The CSEW uses a more restricted definition of violence compared to some other victimization surveys, including the NCVS (BJS 2017; ONS 2022). The measurement of violence reported by the ONS using the CSEW excludes some key offences which have a conceptual basis for being included, which could underestimate the prevalence and incidence of violence in England and Wales (Cooper and Obolenskaya 2021, Walby et al. 2016). To arrive at the broadest measure of violence (Measure 3 in the results section above), we perform the following adjustments to the ONS measure of violence using the CSEW. Firstly, in line with the BJS reporting from the NCVS and the WHO definition of interpersonal violence, we include additional offence categories to the ONS’ own measure of violent crime. Namely, we include all sexual violence, robbery and threats. Secondly, we adjust priority coding practices, by reclassifying incidents which had an element of force in them but were coded by ONS as non-violence. This was done in line with recent research by Pullerits and Phoenix (2024) which highlights the importance of critically engaging with methodological decisions which impact the measurement of violence. Specifically, here the issue of prioritizing offences leads to some violent offences not being recorded where priority is given to some property offences. We have expanded on this research, by comparing these practices and including threats into the measurement.

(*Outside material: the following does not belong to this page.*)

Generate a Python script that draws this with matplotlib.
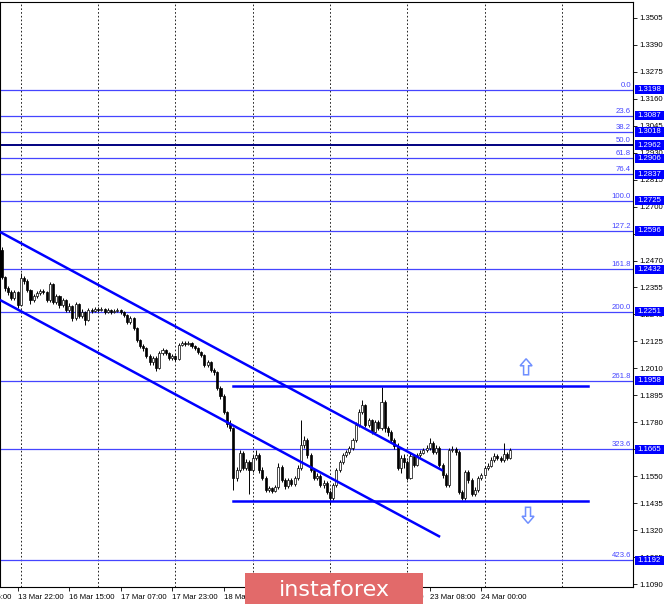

Our results based on the CSEW show that experience of violence in England and Wales is more prevalent than ONS reported violent crime using their current methodology. By aligning the measure of violence in the CSEW to that of the NCVS and definition of the WHO, we estimate that the total number of capped incidents of violence in England and Wales was 2.9 times higher in 2019/20 than officially reported by ONS. The uncapped difference is even higher. Crucially, not only the rate of violence is higher using our broadest measure of violence, but the distribution of violence shifts, especially violence against women. ONS published figures suggest that in 2019/20 men were more at risk of violence than women (ONS 2020). Our analysis of the ONS measure showed 830,000 violent incidents against men and 580,000 against women. However, the ONS measure of violent crime is likely to underestimate violence against women because the current definition excludes violent offences which women are more often victims of, such as rape, attempted rape and indecent assault (Cooper and Obolenskaya 2021) as well as threats of violence (Hester 2009). Indeed, our findings show that using the broadest measure of violence, the uncapped number of incidents experienced by women in 2019/20 was much higher than by men (2.8m and 2.3m, respectively).

Furthermore, our results show that as the volume of violent offences increases as does the volume of harm experienced by victims of violence. Our broadest measure of violence identifies 29 per cent more injurious violent events than the ONS measure. Additionally, the level of emotional harm is often higher for measures which include threats of violence and force. While the CSEW aims to prioritize more serious events over less serious events (ONS 2018), through both the ordering of the questions and the priority ordering of offences, this demonstrates that some potentially serious violent events can be coded as non-violence, supporting previous research (Pullerits and Phoenix 2024). The lower estimation of harmful consequences of violence could also mean that the burden of violence on healthcare provisions is also underestimated. Therefore, not only is the ONS measure showing a different gendered distribution of violence but also an underestimation of the harmful consequences of violence on victims, especially female victims. Further work on the components of emotional impact is needed but this was out of the scope of this article.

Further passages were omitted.